Это открытие Клюева ошеломило. Сам он, выходец из старообрядческой семьи, прошедший послушание на Соловках и искус в хлыстовских и скопческих сектах, подбирался к образу живого Христа трудными окольными путями. Возможность реального воплощения в слове Сына Божия он впервые, очевидно, ощутил, найдя тропку к хлыстам, которые в радениях своих видели возможность каждому в минуту наивысшего экстаза стать Христом и Богородицей. Но, используя мотивы их гимнов и песнопений, Клюев все же ощущал некую границу, которую он не в силах был перейти, и в своих попытках воплотить Христа опирался на Евангелие.

В стихах Есенина он увидел Иисуса-странника, нищего, просящего милостыню, одного из многих "слепцов, странствующих по селам" и поющих "духовные стихи о прекрасном рае, о Лазаре, о Миколе и о женихе, светлом госте града неведомого". Иисус народных апокрифов, не теряющий своей божественной сути, естественно приходящий из Царства Божия на землю, неся с собой трагедию гибели и чудо Воскресения.
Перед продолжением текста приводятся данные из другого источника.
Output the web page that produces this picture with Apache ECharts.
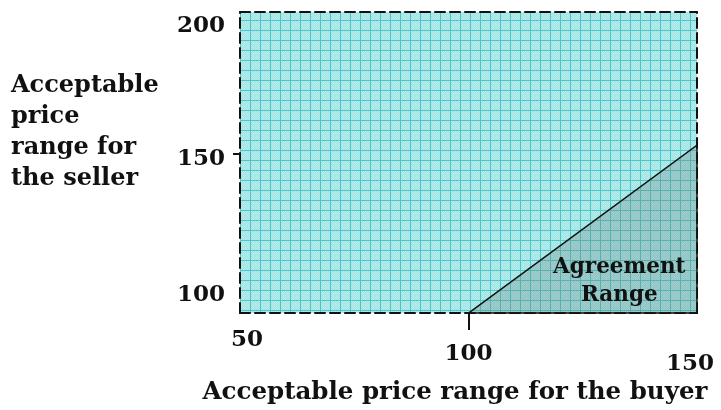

Я вижу – в просиничном плате,
На легкокрылых облаках,
Идет Возлюбленная Мати
С Пречистым Сыном на руках.

Она несет для мира снова
Распять воскресшего Христа:
"Ходи, мой сын, живи без крова,
Зорюй и полднюй у куста".

И в каждом страннике убогом
Я вызнавать пойду с тоской,
Не помазуемый ли Богом
Стучит берестяной клюкой.

И может быть, пройду я мимо
И не замечу в тайный час,
Что в елях – крылья херувима,
А под пеньком – голодный Спас.

Иисус приходит на землю "пытать людей в любови" в человечьем обличье, подобно "жильцу страны нездешней" Миколе, герою есенинской поэмы, посланному Богом на русскую землю, дабы было кому защитить "скорбью вытерзанный люд" и соединиться с ним в единой молитве. Но есенинский Иисус в мгновение ока может расстаться с человеческой оболочкой и раствориться в русской природе, преображая ее и создавая на земле подлинное ощущение нездешнего мира.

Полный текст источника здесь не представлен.